Walked past another place which is a noodle bar and a laundromat together called Lucky Chan’s. The name of the shop is definitely Hong Kong-style, but combining a quick noodle bar while you wash your clothes at a laundromat is original I guess.
To top it all off, this is the single weirdest thing I saw in the city, with no explanations and no signs at all on what it is about. Perhaps an art piece? I have no clue seriously.
We managed to squeeze in one last meal of Nando’s before we fly off. The reason is that for some reason, Nando’s in Australia tastes way better than the ones we have in Singapore and I just don’t know why. And of course, they sprinkle chicken salt on their fries which makes it tastes so much better. Although the photo looks the same as any other Nando’s, but trust me, it tastes better. Try it for yourself.
There are quite a fair bit of things that I have experienced along the way which surprised me overall. It is not as boring as I thought, there were a few days when we literally eat at 5 pm and sleep by 9 pm, it is a good thing I guess. And I can see the appeal as to why many people from China, Hong Kong, Malaysia, and Singapore are choosing to migrate there. The slower pace of life, the food, in general, the lifestyle. Perth is relatively near to Singapore, no time difference, and now with the stronger Singapore Dollar, it is definitely worth going. The next place that I would like to visit in Australia is probably Tasmania. But for now, it is home sweet home with this little monster.

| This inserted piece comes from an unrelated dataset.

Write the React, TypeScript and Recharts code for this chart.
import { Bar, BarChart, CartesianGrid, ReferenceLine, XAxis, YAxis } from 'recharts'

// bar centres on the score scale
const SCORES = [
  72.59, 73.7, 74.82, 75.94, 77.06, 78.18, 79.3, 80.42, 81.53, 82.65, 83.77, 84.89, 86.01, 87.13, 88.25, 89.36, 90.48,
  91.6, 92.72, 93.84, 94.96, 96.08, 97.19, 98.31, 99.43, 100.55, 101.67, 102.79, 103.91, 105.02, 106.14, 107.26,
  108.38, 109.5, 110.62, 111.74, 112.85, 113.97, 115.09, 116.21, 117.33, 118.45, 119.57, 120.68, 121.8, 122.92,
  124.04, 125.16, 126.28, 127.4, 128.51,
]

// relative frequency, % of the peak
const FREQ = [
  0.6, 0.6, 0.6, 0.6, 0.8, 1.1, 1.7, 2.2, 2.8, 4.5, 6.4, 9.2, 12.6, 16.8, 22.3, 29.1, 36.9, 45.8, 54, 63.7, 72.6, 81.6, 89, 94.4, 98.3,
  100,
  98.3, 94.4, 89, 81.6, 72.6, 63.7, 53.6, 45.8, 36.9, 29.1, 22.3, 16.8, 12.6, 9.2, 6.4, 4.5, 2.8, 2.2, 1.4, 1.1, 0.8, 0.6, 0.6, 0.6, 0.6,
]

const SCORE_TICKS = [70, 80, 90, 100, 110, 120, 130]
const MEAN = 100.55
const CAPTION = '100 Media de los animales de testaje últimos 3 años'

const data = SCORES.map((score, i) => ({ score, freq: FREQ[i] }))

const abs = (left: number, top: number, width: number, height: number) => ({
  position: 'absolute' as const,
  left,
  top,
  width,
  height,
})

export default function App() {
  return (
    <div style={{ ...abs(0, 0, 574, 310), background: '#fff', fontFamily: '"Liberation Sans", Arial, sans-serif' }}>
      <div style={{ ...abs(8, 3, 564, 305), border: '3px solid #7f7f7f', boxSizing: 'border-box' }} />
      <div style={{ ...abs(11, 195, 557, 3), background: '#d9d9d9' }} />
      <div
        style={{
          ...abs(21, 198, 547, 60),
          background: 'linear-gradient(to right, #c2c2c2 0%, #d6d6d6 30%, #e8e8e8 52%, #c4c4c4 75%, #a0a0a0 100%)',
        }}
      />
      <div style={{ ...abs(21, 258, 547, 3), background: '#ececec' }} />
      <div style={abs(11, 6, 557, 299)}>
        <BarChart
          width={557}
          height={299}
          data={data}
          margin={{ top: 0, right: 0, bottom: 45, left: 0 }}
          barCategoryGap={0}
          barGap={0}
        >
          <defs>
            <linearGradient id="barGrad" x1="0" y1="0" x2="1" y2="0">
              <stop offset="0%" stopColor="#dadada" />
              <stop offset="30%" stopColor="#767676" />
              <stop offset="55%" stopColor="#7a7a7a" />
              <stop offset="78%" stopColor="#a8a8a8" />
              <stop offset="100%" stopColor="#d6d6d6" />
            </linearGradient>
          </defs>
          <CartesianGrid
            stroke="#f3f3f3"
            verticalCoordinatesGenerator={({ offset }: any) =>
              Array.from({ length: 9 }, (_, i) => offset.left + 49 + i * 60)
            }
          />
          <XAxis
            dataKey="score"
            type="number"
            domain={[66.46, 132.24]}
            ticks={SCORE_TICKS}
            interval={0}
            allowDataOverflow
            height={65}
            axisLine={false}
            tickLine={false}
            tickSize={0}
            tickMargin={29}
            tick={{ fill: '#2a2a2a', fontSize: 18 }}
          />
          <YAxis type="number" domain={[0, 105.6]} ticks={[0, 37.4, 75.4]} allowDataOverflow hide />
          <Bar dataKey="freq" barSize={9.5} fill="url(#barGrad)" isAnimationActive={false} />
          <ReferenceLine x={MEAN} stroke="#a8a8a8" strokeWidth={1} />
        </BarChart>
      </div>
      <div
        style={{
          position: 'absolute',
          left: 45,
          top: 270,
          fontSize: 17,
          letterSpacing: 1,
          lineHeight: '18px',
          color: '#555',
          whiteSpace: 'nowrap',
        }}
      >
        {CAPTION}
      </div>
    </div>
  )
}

P.S. If you guys have a feline member at home and thinking of traveling, you guys can consider boarding them at Nekoya cat hotel. Their rates are pretty straight forward and they are very accommodating to your cat’s likes and dislikes. Most importantly they have a very high standard of hygiene and they do not let the cats interact with one another, which is very important to us as most cats do not like each other. I feel so much safer than engaging an independent pet boarding place.
*This is not a sponsored post by any of the mentions in this article. Solely based on personal experience.